Süreçte muhtemel gelişmeleri / olabilecekleri  şöyle sıralayabiliriz.
  • “PKK,  kadrolarını yenilemiş, ilişki ve ittifaklarını geliştirmiş, militanlarını eğitmiş, lojistik imkânlarını artırmış, Silahlarını yenilemiş ve tamamlamış, başta Suriye’de olmak üzere yeni siyasal kazanımlar, mevziler elde etmiştir. PKK, terör eylemlerine olanca hızıyla geri dönebilecek duruma gelmiştir.”
  • AKP’nin, neye mal olursa olsun ve her şeye rağmen PKK’nın taleplerini yerine getirme gücü yoktur. AKP, “tüm bu 11 yıllık süreçte, iktidara geldiği andaki sorundan çok daha fazlasını şu an kendisinden sonra miras bırakır hale gelmiştir.”
  • Toplumsal ayrıştırma, Atatürk, TSK ve milli değerleri itibarsızlaştırma, PKK’yı siyasallaştırma, uniter devleti tartışmaya açma gibi hayati konularda ağır tahribatlar açmıştır. Bununla birlikte despotik ve kanun dışı uygulamalarla da modern dünyadan çığ gibi tepki toplamıştır.  En nihayetinde üstlendiği misyonu tamamlamıştır. Önümüzdeki süreçte;  varoluş mücadelesine gireceği ve kendisini iktidar eden güçlerin avucunda eriyeceği değerlendirilmektedir.
  • Diğer yandan; ABD-AKP ilişkileri arzu edilen düzeyde gitmeme riskleri taşımaktadır. 
  • Gelişen jeopolitik durumlara göre PKK'ya farklı misyon verilmesi de imkan dahilindedir. 

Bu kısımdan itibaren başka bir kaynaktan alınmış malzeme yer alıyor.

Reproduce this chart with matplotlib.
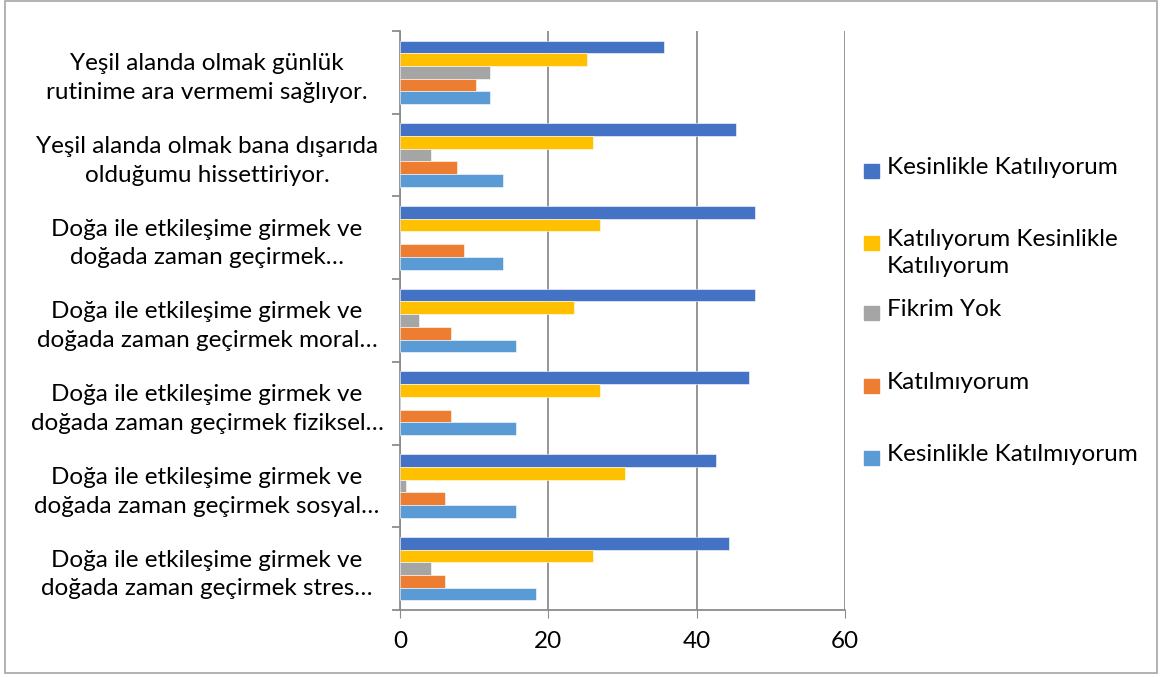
import matplotlib
matplotlib.use('Agg')
import matplotlib.pyplot as plt
from matplotlib.patches import Rectangle
import numpy as np

plt.rcParams['font.family'] = ['Lato', 'DejaVu Sans']

# categories, top to bottom as shown
categories = [
    'Yeşil alanda olmak günlük\nrutinime ara vermemi sağlıyor.',
    'Yeşil alanda olmak bana dışarıda\nolduğumu hissettiriyor.',
    'Doğa ile etkileşime girmek ve\ndoğada zaman geçirmek…',
    'Doğa ile etkileşime girmek ve\ndoğada zaman geçirmek moral…',
    'Doğa ile etkileşime girmek ve\ndoğada zaman geçirmek fiziksel…',
    'Doğa ile etkileşime girmek ve\ndoğada zaman geçirmek sosyal…',
    'Doğa ile etkileşime girmek ve\ndoğada zaman geçirmek stres…',
]

series_names = ['Kesinlikle Katılıyorum', 'Katılıyorum Kesinlikle\nKatılıyorum',
                'Fikrim Yok', 'Katılmıyorum', 'Kesinlikle Katılmıyorum']
kesinlikle_katiliyorum = [35.6, 45.3, 47.8, 47.8, 47.0, 42.6, 44.3]
katiliyorum = [25.2, 26.0, 27.0, 23.4, 27.0, 30.4, 26.0]
fikrim_yok = [12.1, 4.2, 0, 2.5, 0, 0.8, 4.2]
katilmiyorum = [10.3, 7.7, 8.6, 6.9, 6.9, 6.0, 6.0]
kesinlikle_katilmiyorum = [12.1, 13.9, 13.9, 15.7, 15.7, 15.7, 18.3]
x_ticks = [0, 20, 40, 60]

values = [kesinlikle_katiliyorum, katiliyorum, fikrim_yok, katilmiyorum, kesinlikle_katilmiyorum]
colors = ['#4472C4', '#FFC000', '#A5A5A5', '#ED7D31', '#5B9BD5']

fig = plt.figure(figsize=(11.61, 6.77), dpi=100)
ax = fig.add_axes([400 / 1161, 1 - 610 / 677, 445 / 1161, 579 / 677])

n = len(categories)
y = np.arange(n)[::-1]
h = 0.154
for i, (vals, c) in enumerate(zip(values, colors)):
    ax.barh(y + (2 - i) * h, vals, height=h, color=c, edgecolor='white', linewidth=0.4, zorder=3)

ax.set_xlim(0, 60)
ax.set_ylim(-0.5, n - 0.5)
ax.set_xticks(x_ticks)
ax.tick_params(axis='x', labelsize=17.5, length=6, color='#8c8c8c', pad=9)
ax.grid(axis='x', color='#8c8c8c', linewidth=1.3, zorder=0)

ax.set_yticks(y)
ax.set_yticklabels(categories, ha='center', multialignment='center', linespacing=1.45, fontsize=17.5)
ax.tick_params(axis='y', length=0, pad=139)
ax.set_yticks(np.arange(n + 1) - 0.5, minor=True)
ax.tick_params(axis='y', which='minor', length=6, color='#8c8c8c', width=1.3)

for s in ['top', 'right']:
    ax.spines[s].set_visible(False)
for s in ['left', 'bottom']:
    ax.spines[s].set_color('#8c8c8c')
    ax.spines[s].set_linewidth(1.3)

# legend drawn by hand to follow the original spacing
leg_y = [171, 243, 313, 386, 458]
for name, c, ly in zip(series_names, colors, leg_y):
    fig.add_artist(Rectangle((864 / 1161, 1 - (ly + 7) / 677), 15 / 1161, 14 / 677,
                             transform=fig.transFigure, color=c))
    fig.text(887 / 1161, 1 - (ly - 14) / 677, name, fontsize=17.5, va='top', ha='left',
             linespacing=1.35)

fig.add_artist(Rectangle((5 / 1161, 4 / 677), 1152 / 1161, 672 / 677, transform=fig.transFigure,
                         fill=False, edgecolor='#a6a6a6', linewidth=1.2))

fig.savefig('out.png', dpi=100)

  • ABD, İmparatorluk felsefesinde yönetilen, uzun vadeli plan ve uygulamalarla dünya ölçeğinde gücünü, kudretini koruyabilen bir devlettir. ABD, içerde operasyon yapmak istediği ülkede; işbirliği yaptığı politik güçleri veya figürleri bir süre sonra deviren, saf dışı eden bir algıya sahiptir. Siyasi tarih bunun birçok örneği ile doludur. Hedef ülkede çatışma ve rekabet içinde olan gruplar ve politik figürler zevkle kullanılmaktadır. Süreç içinde yeni sorunlar ve kargaşa ortamının yaratılması sağlamaktadır. Bu, büyük güç olmanın  doğası  gereğidir.
Sonuç;

Uzun bir şekilde özetlemeye çalışıldığı gibi, PKK ancak; “emperyalist gücün taşeronu alan siyasi kadrolarla değil;  milli ve öngörü sahibi devlet adamlarının kararlı, taviz vermez tutumlarıyla, Israrla takip edilecek milli dış politikayla, buna paralel olarak  örgütün lider kadrosunun yok edilmesiyle ve  kesintisiz sürdürülecek askeri başarıyla bitirilebilir.”